The Secret Sauce: Category Theory
To make this work, the authors used a branch of math called Category Theory.
Think of Category Theory as the "Grammar of Relationships."
- Instead of looking at the objects themselves (the walls, the cookies, the robot), it looks at how they relate to each other.
- It's like looking at a dance. You don't just study the dancers; you study the steps they take relative to each other.
- This allows the robot to understand that "eating a cookie" and "hitting a wall" are both valid parts of the world's structure, even if they don't fit the old "perfect symmetry" rules.
What Does This Mean for AI?
- Smarter Learning: Robots can learn faster because they aren't confused by the fact that the world isn't perfect. They can understand that some things change forever (like eating food) and some things are blocked (like walls).
- Better Generalization: If a robot learns the "grammar" of a specific type of messy world, it can apply that same grammar to a different messy world. It's like learning the rules of English grammar so you can read any book, not just one specific story.
- Unlearning the "Perfect World" Bias: It frees AI developers from having to force their problems into neat, symmetrical boxes. They can model the world exactly as it is: complex, irreversible, and full of dead ends.
The Bottom Line
This paper is a blueprint for building more human-like mental models for AI.

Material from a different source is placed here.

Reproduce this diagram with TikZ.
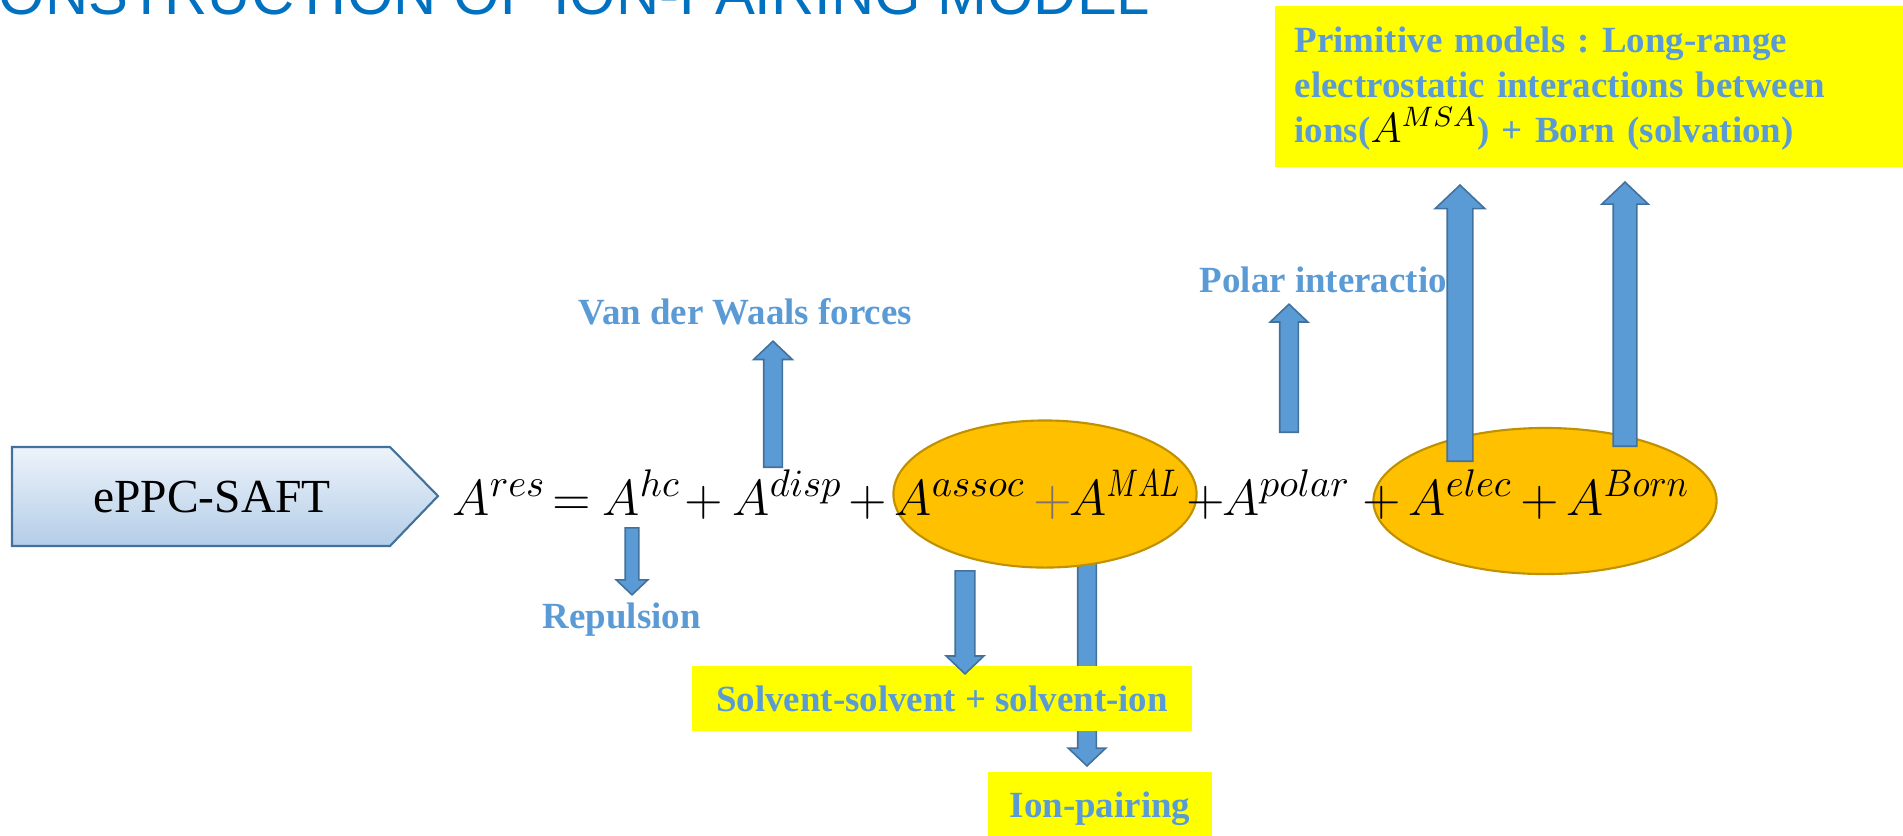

Just as humans understand that you can't un-break a glass or un-eat a meal, this new framework allows AI to understand that the world is full of one-way streets and dead ends. By using a more flexible mathematical language (Category Theory), the authors have given AI a way to learn efficient, robust representations of the real world, not just the idealized, perfect worlds we used to study.
It's the difference between teaching a robot to drive on a perfect, empty racetrack versus teaching it to drive in a chaotic, rainy city with traffic jams and potholes. The new framework is the training manual for the city.